Google’s first data center consisted of 40-foot, server-filled shipping containers, which enabled advanced cooling and fewer construction headaches. It opened its own data center campus in Oregon in 2006, resembling the conventional bland, boxy, and massive buildings that now dot the world. But Barroso’s ideas made the insides exceptional.
He and his Google colleagues turned away from the then standard approach of centralizing key software in a data center on a few expensive and powerful machines. Instead they began distributing Google’s programs across thousands of cheaper, mid-grade servers. That saved money spent on pricey hardware while also saving energy and allowing software to run more nimbly.
Barroso laid out his new philosophy in The Datacenter as a Computer, a book he coauthored with Hölzle that became a seminal text on modern computing infrastructure. “We must treat the data center itself as one massive warehouse-scale computer,” the book says.
The efforts of Barroso’s “speed-up” team, as he liked to call it, paid off for Google and helped establish its reputation as not just a neat search engine but also a place that broke new ground in computing. By customizing nearly every inch of Google’s data centers and the hardware within them, including power supplies and cooling kits, the search giant could deliver results, emails, and other services faster—even as the “slow-down” teams integrated more algorithms and features.

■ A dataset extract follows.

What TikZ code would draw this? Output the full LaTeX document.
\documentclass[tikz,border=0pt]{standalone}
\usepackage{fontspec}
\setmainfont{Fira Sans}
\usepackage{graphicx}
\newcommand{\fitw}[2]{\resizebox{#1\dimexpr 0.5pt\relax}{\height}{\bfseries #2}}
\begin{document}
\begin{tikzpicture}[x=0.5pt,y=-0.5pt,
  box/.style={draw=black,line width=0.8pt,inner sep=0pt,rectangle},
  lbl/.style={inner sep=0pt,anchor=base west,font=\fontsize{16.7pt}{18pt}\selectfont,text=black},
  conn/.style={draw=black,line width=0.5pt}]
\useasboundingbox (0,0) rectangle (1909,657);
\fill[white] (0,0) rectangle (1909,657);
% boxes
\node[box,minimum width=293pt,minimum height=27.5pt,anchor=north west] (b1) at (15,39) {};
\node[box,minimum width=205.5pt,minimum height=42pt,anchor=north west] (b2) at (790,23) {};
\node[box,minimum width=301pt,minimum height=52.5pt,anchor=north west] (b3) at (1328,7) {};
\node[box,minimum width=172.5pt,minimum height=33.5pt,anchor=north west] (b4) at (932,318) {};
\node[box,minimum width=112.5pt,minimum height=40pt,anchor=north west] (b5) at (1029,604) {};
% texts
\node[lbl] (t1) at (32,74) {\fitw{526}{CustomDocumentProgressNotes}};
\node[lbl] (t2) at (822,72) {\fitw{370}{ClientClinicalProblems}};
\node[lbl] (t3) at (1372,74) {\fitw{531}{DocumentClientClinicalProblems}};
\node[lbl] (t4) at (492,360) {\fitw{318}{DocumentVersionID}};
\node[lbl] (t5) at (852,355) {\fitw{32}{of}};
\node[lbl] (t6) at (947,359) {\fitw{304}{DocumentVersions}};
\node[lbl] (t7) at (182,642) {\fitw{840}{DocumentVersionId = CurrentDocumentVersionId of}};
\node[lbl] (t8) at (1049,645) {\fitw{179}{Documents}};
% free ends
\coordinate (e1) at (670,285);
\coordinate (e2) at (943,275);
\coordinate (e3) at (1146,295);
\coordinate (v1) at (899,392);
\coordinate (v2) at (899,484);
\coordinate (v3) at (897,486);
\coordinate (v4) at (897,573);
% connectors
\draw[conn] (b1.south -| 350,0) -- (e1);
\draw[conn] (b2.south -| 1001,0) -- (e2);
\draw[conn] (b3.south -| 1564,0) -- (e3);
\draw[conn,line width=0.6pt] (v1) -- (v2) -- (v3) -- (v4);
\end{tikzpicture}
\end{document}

“It’s easy to forget just how crazy the amount of computational data is required to be able to give you a new result every 20 milliseconds or something,” he told WIRED’s Steven Levy in 2012. “We’re essentially searching our web corpus, our images corpus, you name it, every time you do a keystroke.”
Barroso’s ideas spread quickly across Silicon Valley. Meta and other internet giants adopted an approach similar to Google’s for their data centers. The architecture Barroso devised became the basis for Google’s cloud computing unit, which now accounts for about 10 percent of the company’s overall revenue.

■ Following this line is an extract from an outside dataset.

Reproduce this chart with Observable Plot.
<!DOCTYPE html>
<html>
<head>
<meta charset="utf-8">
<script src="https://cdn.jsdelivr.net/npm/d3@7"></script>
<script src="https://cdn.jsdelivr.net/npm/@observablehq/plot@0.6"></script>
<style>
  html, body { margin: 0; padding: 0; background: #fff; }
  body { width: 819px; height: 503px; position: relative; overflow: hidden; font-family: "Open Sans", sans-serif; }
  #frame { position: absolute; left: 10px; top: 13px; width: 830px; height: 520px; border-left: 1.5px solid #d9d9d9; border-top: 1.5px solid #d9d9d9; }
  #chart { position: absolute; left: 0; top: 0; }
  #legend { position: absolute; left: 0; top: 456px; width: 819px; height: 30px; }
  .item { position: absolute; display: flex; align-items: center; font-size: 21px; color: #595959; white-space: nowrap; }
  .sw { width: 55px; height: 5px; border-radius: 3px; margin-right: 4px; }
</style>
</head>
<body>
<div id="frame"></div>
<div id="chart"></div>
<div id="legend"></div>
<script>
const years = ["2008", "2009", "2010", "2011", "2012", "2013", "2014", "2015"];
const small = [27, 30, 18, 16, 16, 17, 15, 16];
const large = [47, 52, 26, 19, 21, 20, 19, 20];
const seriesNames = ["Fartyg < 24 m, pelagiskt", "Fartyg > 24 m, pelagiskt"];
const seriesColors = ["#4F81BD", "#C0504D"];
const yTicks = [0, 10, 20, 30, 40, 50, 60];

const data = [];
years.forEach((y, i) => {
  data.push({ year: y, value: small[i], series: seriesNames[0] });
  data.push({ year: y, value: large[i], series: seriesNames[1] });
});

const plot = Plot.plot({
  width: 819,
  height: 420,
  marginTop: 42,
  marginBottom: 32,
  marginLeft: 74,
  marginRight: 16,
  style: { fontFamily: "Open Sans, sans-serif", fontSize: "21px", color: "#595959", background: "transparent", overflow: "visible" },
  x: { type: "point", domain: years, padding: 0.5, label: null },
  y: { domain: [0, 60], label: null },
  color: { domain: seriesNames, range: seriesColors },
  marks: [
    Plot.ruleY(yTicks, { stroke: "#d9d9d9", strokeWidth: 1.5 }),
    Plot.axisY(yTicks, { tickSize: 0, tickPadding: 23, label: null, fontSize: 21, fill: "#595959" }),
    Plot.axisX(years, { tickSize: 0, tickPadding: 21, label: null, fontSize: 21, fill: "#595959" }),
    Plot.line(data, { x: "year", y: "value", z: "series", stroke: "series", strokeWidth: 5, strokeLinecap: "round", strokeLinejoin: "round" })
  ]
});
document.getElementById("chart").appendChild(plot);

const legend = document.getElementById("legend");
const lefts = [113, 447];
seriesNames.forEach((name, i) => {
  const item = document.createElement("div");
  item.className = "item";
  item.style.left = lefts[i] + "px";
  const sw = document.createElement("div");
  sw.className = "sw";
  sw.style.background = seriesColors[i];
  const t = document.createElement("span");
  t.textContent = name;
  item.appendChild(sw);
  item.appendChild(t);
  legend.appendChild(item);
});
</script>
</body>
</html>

Over the past decade, Barroso helped start the team that designed Google’s AI chips known as TPUs; led engineering for Google’s “geo” services, including the infusion of augmented reality and machine learning into Maps; and founded Google’s core unit, which manages software and other tools used across the company. He held the title of Google fellow, the company’s highest rank for technical staff. In 2020, he received the Eckert Mauchly award from the Association for Computing Machinery and the Institute of Electrical and Electronics Engineers for his contributions to computer architecture.
Barroso recently joined the board of Stone, an ecommerce company in Brazil, where the engineer was born and where he successfully pushed Google to hire more. Stone wrote in a disclosure to investors this week that Barroso “made significant contributions to our technology team and overall strategy” and that “our hearts and thoughts are with [Barroso’s] family, friends, and colleagues.” A spokesperson for the company declined further comment.

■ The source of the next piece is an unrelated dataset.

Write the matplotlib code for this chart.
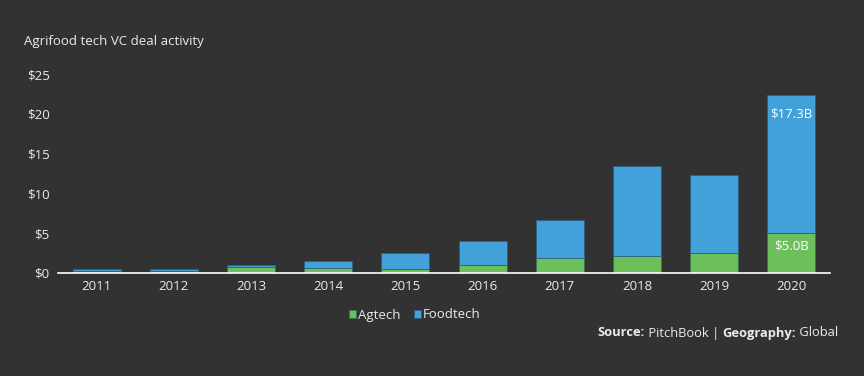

Barroso was also active in environmental projects. He served on the board of Rainforest Trust, a nonprofit for whom he organized and led a weeklong trip to Brazil’s Pantanal wetlands last month. He also expressed concern about the cryptocurrency industry’s thirst for electricity. Barroso had been executive sponsor for Google’s Hispanic and Latinx employee group and a program awarding fellowships to doctoral students in Latin America.
Despite all his technical achievements, Barroso told WIRED in 2012 that mentoring interns was “probably the thing I’m best at.” Google chief scientist Jeff Dean, who brought Barroso to Google in 2001 with interviews over crème brûlée, tweeted on Monday without naming his onetime research partner, “Sometimes close friends and colleagues leave us altogether too soon.”